Dame Sally Davies’s warning comes after concerns were raised that patients were not getting both of the antibiotics needed to clear the infection. Sexual health doctors said gonorrhoea was “rapidly” developing resistance. A highly drug-resistant strain of gonorrhoea was detected in the north of England this year. That strain is able to shrug off the antibiotic azithromycin, which is normally used alongside another drug, ceftriaxone. The chief medical officer said: “Gonorrhoea is at risk of becoming an untreatable disease due to the continuing emergence of antimicrobial resistance.” While an injection of ceftriaxone and an azithromycin pill are supposed to be used in combination, this may not always be the case for all patients.
Earlier this year, the British Association for Sexual Health and HIV (BASHH) warned that some online pharmacies were offering only oral medication.
Using just one of the two drugs makes it easier for the bacterium to develop resistance.

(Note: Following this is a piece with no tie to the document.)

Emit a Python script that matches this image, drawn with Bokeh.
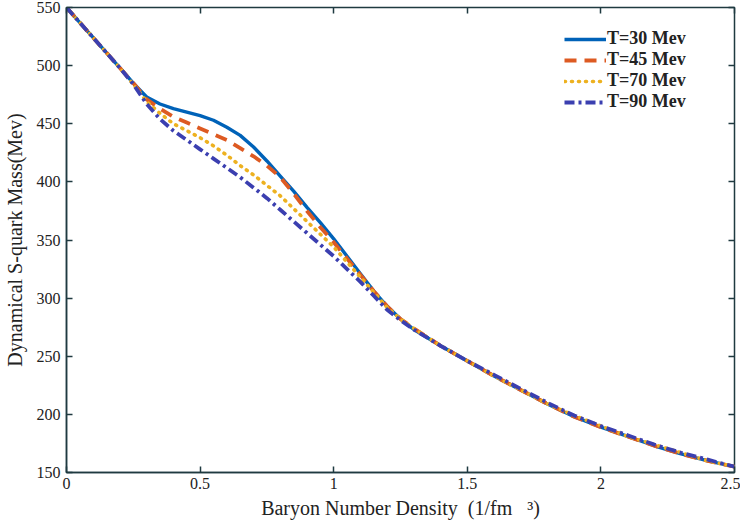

The letter, which is also signed by chief pharmaceutical officer Dr Keith Ridge, stated: “Gonorrhoea has rapidly acquired resistance to new antibiotics, leaving few alternatives to the current recommendations.
“It is therefore extremely important that suboptimal treatment does not occur.” The disease is caused by the bacterium called Neisseria gonorrhoeae. The infection is spread by unprotected vaginal, oral and anal sex.
Symptoms can include a thick green or yellow discharge from sexual organs, pain when urinating and bleeding between periods. Often the person has no symptoms, however, but can still easily spread the disease to others.
Untreated infection can lead to infertility, pelvic inflammatory disease and can be passed on to a child during pregnancy.
Gonorrhoea is the second most common sexually transmitted infection and cases are soaring. The number of infections increased by 19% from 29,419 in 2013 to 34,958 the following year. Dr Jan Clarke, the president of BASHH, said “It is pleasing that the chief medical officer has stressed that gonorrhoea needs this approach to treatment due to the rapid development of resistance.
” Pharmacists and general practitioners need to be encouraged to follow the first-line treatment.”
Dr Andrew Lee, from Public Health England, added: “Investigations are ongoing into a number of cases of anti-microbial resistant gonorrhoea.
“Public Health England will continue to monitor, and act on, the spread of antimicrobial resistance and potential gonorrhoea treatment failures, to make sure they are identified and managed promptly.”